Include the line containing "plt.rcParams['axes.unicode_minus'] = False" and all lines before it, repeated exactly from the listing below, without pictures.

-- begin Entries supplied --

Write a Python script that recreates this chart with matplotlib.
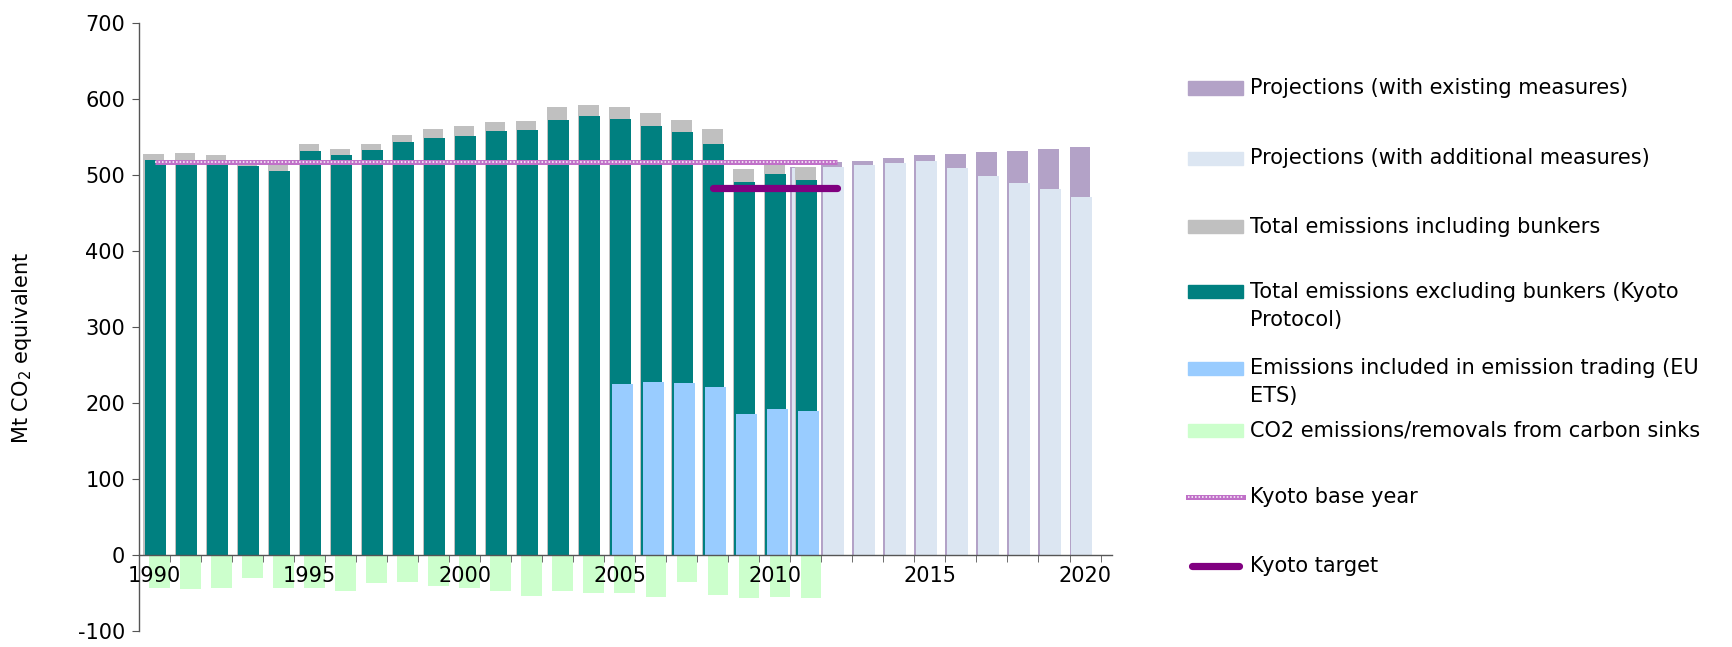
import matplotlib
matplotlib.use('Agg')
import matplotlib.pyplot as plt
import numpy as np
from matplotlib.patches import Rectangle
from matplotlib.lines import Line2D

plt.rcParams['axes.unicode_minus'] = False

# data (Mt CO2 equivalent)
years = list(range(1990, 2021))
hist_years = list(range(1990, 2012))
incl_bunkers = [527, 529, 526, 514, 514, 541, 534, 541, 553, 560, 564,
                570, 571, 589, 592, 590, 581, 573, 560, 508, 514, 511]
excl_bunkers = [520, 519, 515, 512, 505, 532, 526, 533, 543, 549, 551,
                558, 559, 573, 577, 574, 564, 556, 541, 491, 501, 494]
ets_years = list(range(2005, 2012))
ets = [225, 227, 226, 221, 185, 192, 190]
sinks = [-44, -45, -44, -30, -44, -44, -48, -37, -36, -41, -44,
         -48, -54, -47, -50, -50, -55, -35, -52, -56, -55, -57]
proj_years = list(range(2011, 2021))
proj_existing = [511, 517, 518, 522, 526, 528, 530, 532, 534, 537]
proj_additional = [509, 511, 513, 516, 518, 509, 499, 490, 481, 471]
base_years = list(range(1990, 2013))
kyoto_base = [517] * len(base_years)
target_years = list(range(2008, 2013))
kyoto_target = [483] * len(target_years)

c_teal = '#008080'
c_gray = '#c0c0c0'
c_ets = '#99ccff'
c_sink = '#ccffcc'
c_exist = '#b3a2c7'
c_add = '#dce6f2'
c_target = '#800080'
c_base = '#c070c8'
fs = 15

W, H = 1732, 647
fig = plt.figure(figsize=(W / 100, H / 100), dpi=100)
ax = fig.add_axes([139 / W, (H - 631) / H, (1112 - 139) / W, (631 - 23) / H])


def pos(yrs, off):
    return np.array(yrs) - 1990 + off


bw = 0.67
ax.bar(pos(proj_years, -0.165), proj_existing, bw, color=c_exist, zorder=1)
ax.bar(pos(proj_years, -0.105), proj_additional, bw, color=c_add, zorder=2)
ax.bar(pos(hist_years, -0.02), incl_bunkers, bw, color=c_gray, zorder=3)
ax.bar(pos(hist_years, 0.025), excl_bunkers, bw, color=c_teal, zorder=4)
ax.bar(pos(ets_years, 0.09), ets, bw, color=c_ets, zorder=5)
ax.bar(pos(hist_years, 0.165), sinks, bw, color=c_sink, zorder=5)

ax.plot(pos(base_years, 0), kyoto_base, color=c_base, lw=3.6, zorder=6,
        solid_capstyle='butt')
ax.plot(pos(base_years, 0), kyoto_base, color='white', lw=1.1, zorder=7,
        linestyle=(0, (1, 1.3)))
ax.plot(pos(target_years, 0), kyoto_target, color=c_target, lw=5.2, zorder=8,
        solid_capstyle='round')

ax.set_xlim(-0.5, 30.87)
ax.set_ylim(-100, 700)
ax.set_yticks(range(-100, 701, 100))
ax.set_xticks(range(0, 31, 5))
ax.set_xticklabels([str(y) for y in years[::5]])
ax.set_xticks(np.arange(-0.5, 31, 1), minor=True)

for s in ['top', 'right']:
    ax.spines[s].set_visible(False)
ax.spines['bottom'].set_position(('data', 0))
for s in ['left', 'bottom']:
    ax.spines[s].set_color('#555555')
    ax.spines[s].set_linewidth(1.0)
    ax.spines[s].set_zorder(9)
ax.xaxis.set_zorder(10)

ax.tick_params(axis='x', which='major', length=0, labelsize=fs, pad=8)
ax.tick_params(axis='x', which='minor', length=5, direction='out',
               color='#555555')
ax.tick_params(axis='y', length=5, direction='out', color='#555555',
               labelsize=fs, pad=5)

fig.text(22 / W, 1 - 348 / H, 'Mt CO$_2$ equivalent', rotation=90,
         ha='center', va='center', fontsize=fs)

# legend, drawn by hand so wrapped labels line up with the first line
items = [
    ('patch', c_exist, 'Projections (with existing measures)', 88),
    ('patch', c_add, 'Projections (with additional measures)', 158),
    ('patch', c_gray, 'Total emissions including bunkers', 227),
    ('patch', c_teal, 'Total emissions excluding bunkers (Kyoto\nProtocol)', 292),
    ('patch', c_ets, 'Emissions included in emission trading (EU\nETS)', 368),
    ('patch', c_sink, 'CO2 emissions/removals from carbon sinks', 430),
    ('base', c_base, 'Kyoto base year', 497),
    ('target', c_target, 'Kyoto target', 566),
]
x0, x1, xt = 1188, 1243, 1250
for kind, col, label, yc in items:
    yf = 1 - yc / H
    if kind == 'patch':
        fig.add_artist(Rectangle((x0 / W, yf - 6.5 / H), (x1 - x0) / W, 13 / H,
                                 transform=fig.transFigure, color=col))
    elif kind == 'base':
        fig.add_artist(Line2D([x0 / W, x1 / W], [yf, yf], color=col,
                              lw=3.6, transform=fig.transFigure))
        fig.add_artist(Line2D([x0 / W, x1 / W], [yf, yf], color='white',
                              lw=1.1, linestyle=(0, (1, 1.3)),
                              transform=fig.transFigure))
    else:
        fig.add_artist(Line2D([(x0 + 4) / W, (x1 - 4) / W], [yf, yf], color=col,
                              lw=5.2, solid_capstyle='round',
                              transform=fig.transFigure))
    lines = label.split('\n')
    fig.text(xt / W, yf, lines[0], ha='left', va='center', fontsize=fs)
    if len(lines) > 1:
        fig.text(xt / W, yf - 28 / H, lines[1], ha='left', va='center',
                 fontsize=fs)

fig.savefig('out.png', dpi=100)
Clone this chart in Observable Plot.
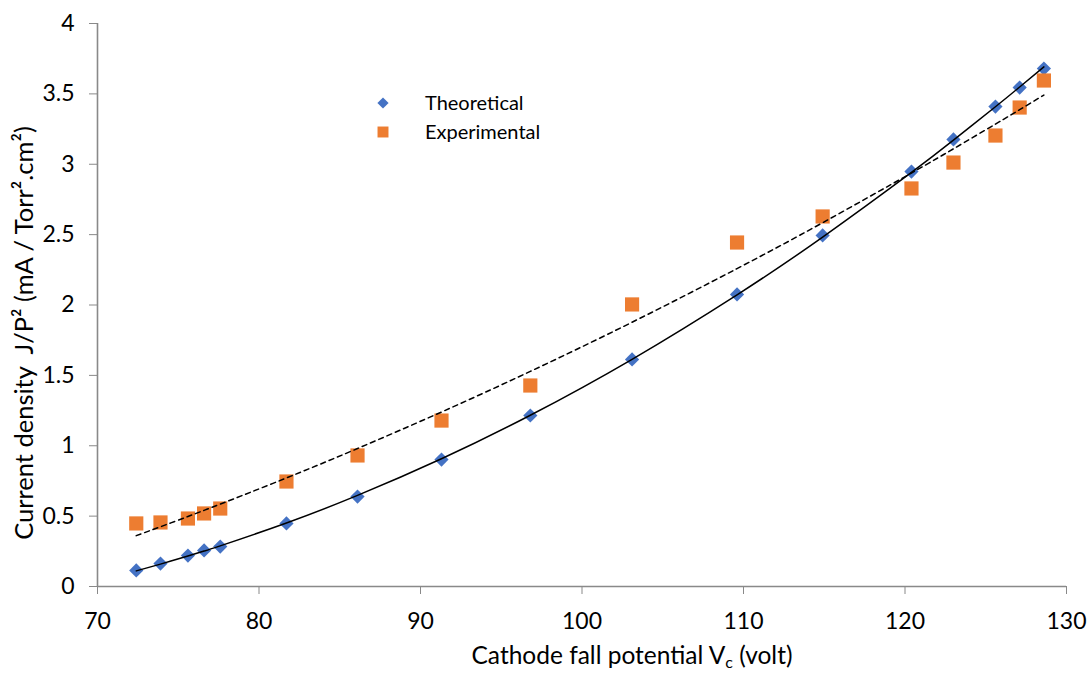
<!DOCTYPE html>
<html>
<head>
<meta charset="utf-8">
<script src="https://cdn.jsdelivr.net/npm/d3@7"></script>
<script src="https://cdn.jsdelivr.net/npm/@observablehq/plot@0.6"></script>
<style>
  html, body { margin: 0; padding: 0; background: #fff; }
  #chart svg { display: block; }
</style>
</head>
<body>
<div id="chart"></div>
<script>
// ---- data ----
const voltage = [72.4, 73.9, 75.6, 76.6, 77.6, 81.7, 86.1, 91.3, 96.8, 103.1, 109.6, 114.9, 120.4, 123.0, 125.6, 127.1, 128.6];
const theoretical = [0.114, 0.163, 0.220, 0.256, 0.284, 0.448, 0.639, 0.902, 1.215, 1.613, 2.075, 2.494, 2.948, 3.176, 3.410, 3.545, 3.680];
const experimental = [0.448, 0.455, 0.483, 0.519, 0.554, 0.746, 0.931, 1.179, 1.428, 2.004, 2.444, 2.629, 2.828, 3.012, 3.204, 3.403, 3.595];
const seriesNames = ["Theoretical", "Experimental"];
const seriesColors = ["#4472C4", "#ED7D31"];
const xTicks = [70, 80, 90, 100, 110, 120, 130];
const yTicks = [0, 0.5, 1, 1.5, 2, 2.5, 3, 3.5, 4];
const xTitle = "Cathode fall potential V";
const xTitleSub = "c";
const xTitleEnd = " (volt)";
const yTitle = "Current density  J/P\u00B2 (mA / Torr\u00B2.cm\u00B2)";

// ---- quadratic least-squares trend (as the spreadsheet trendline) ----
function fitQuadratic(xs, ys) {
  const n = xs.length;
  let s = [0, 0, 0, 0, 0], t = [0, 0, 0];
  for (let i = 0; i < n; i++) {
    const x = xs[i], y = ys[i];
    for (let k = 0; k < 5; k++) s[k] += Math.pow(x, k);
    for (let k = 0; k < 3; k++) t[k] += Math.pow(x, k) * y;
  }
  const A = [[s[0], s[1], s[2], t[0]], [s[1], s[2], s[3], t[1]], [s[2], s[3], s[4], t[2]]];
  for (let c = 0; c < 3; c++) {
    for (let r = c + 1; r < 3; r++) {
      const f = A[r][c] / A[c][c];
      for (let k = c; k < 4; k++) A[r][k] -= f * A[c][k];
    }
  }
  const b = [0, 0, 0];
  for (let r = 2; r >= 0; r--) {
    let v = A[r][3];
    for (let k = r + 1; k < 3; k++) v -= A[r][k] * b[k];
    b[r] = v / A[r][r];
  }
  return x => b[0] + b[1] * x + b[2] * x * x;
}

const theoData = voltage.map((v, i) => ({v, j: theoretical[i]}));
const expData = voltage.map((v, i) => ({v, j: experimental[i]}));
const fT = fitQuadratic(voltage, theoretical);
const fE = fitQuadratic(voltage, experimental);
const theoFit = voltage.map(v => ({v, j: fT(v)}));
const expFit = voltage.map(v => ({v, j: fE(v)}));

const FONT = "Lato, 'Open Sans', sans-serif";
const AXIS_GREY = "#898989";

const chart = Plot.plot({
  width: 1090,
  height: 675,
  marginLeft: 97,
  marginRight: 24,
  marginTop: 23,
  marginBottom: 89,
  style: {fontFamily: FONT, fontSize: "23px", color: "#000", background: "#fff", overflow: "visible"},
  x: {domain: [70, 130], label: null},
  y: {domain: [0, 4], label: null},
  marks: [
    Plot.axisX({ticks: xTicks, tickSize: 8, tickPadding: 18, stroke: AXIS_GREY, fill: "#000", fontSize: 23, label: null, tickFormat: d => String(d)}),
    Plot.axisY({ticks: yTicks, tickSize: 8, tickPadding: 15, stroke: AXIS_GREY, fill: "#000", fontSize: 23, label: null, tickFormat: d => String(d)}),
    Plot.ruleY([0], {stroke: AXIS_GREY, strokeWidth: 1.6}),
    Plot.ruleX([70], {stroke: AXIS_GREY, strokeWidth: 1.6}),
    Plot.dot(theoData, {x: "v", y: "j", symbol: "diamond2", fill: seriesColors[0], r: 6.4}),
    Plot.dot(expData, {x: "v", y: "j", symbol: "square", fill: seriesColors[1], r: 8}),
    Plot.line(theoFit, {x: "v", y: "j", stroke: "#000", strokeWidth: 1.5, curve: "natural"}),
    Plot.line(expFit, {x: "v", y: "j", stroke: "#000", strokeWidth: 1.5, strokeDasharray: "5,4", curve: "natural"})
  ]
});

document.getElementById("chart").appendChild(chart);

// ---- titles and legend ----
const svg = d3.select(chart);

const xt = svg.append("text")
  .attr("x", 632).attr("y", 664)
  .attr("text-anchor", "middle")
  .attr("font-family", FONT).attr("font-size", 24.5).attr("fill", "#000");
xt.append("tspan").text(xTitle);
xt.append("tspan").attr("font-size", 16).attr("dy", 4).text(xTitleSub);
xt.append("tspan").attr("dy", -4).text(xTitleEnd);

svg.append("text")
  .attr("transform", "translate(33,333) rotate(-90)")
  .attr("text-anchor", "middle")
  .attr("font-family", FONT).attr("font-size", 25.5).attr("fill", "#000")
  .text(yTitle);

const legend = svg.append("g")
  .attr("font-family", FONT).attr("font-size", 20).attr("fill", "#000")
  .attr("text-anchor", "start");
const legendSymbols = [d3.symbolDiamond2, d3.symbolSquare];
const legendSizes = [80, 120];
seriesNames.forEach((name, i) => {
  const y = 103 + i * 29;
  legend.append("path")
    .attr("transform", `translate(383,${y})`)
    .attr("d", d3.symbol(legendSymbols[i], legendSizes[i])())
    .attr("fill", seriesColors[i]);
  legend.append("text")
    .attr("x", 425).attr("y", y).attr("dy", "0.35em")
    .attr("text-anchor", "start")
    .text(name);
});
</script>
</body>
</html>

-- end Entries supplied --

## [Finished task]
Write a Python script that recreates this chart with matplotlib.
import matplotlib
matplotlib.use('Agg')
import matplotlib.pyplot as plt
import numpy as np
from matplotlib.patches import Rectangle
from matplotlib.lines import Line2D

plt.rcParams['axes.unicode_minus'] = False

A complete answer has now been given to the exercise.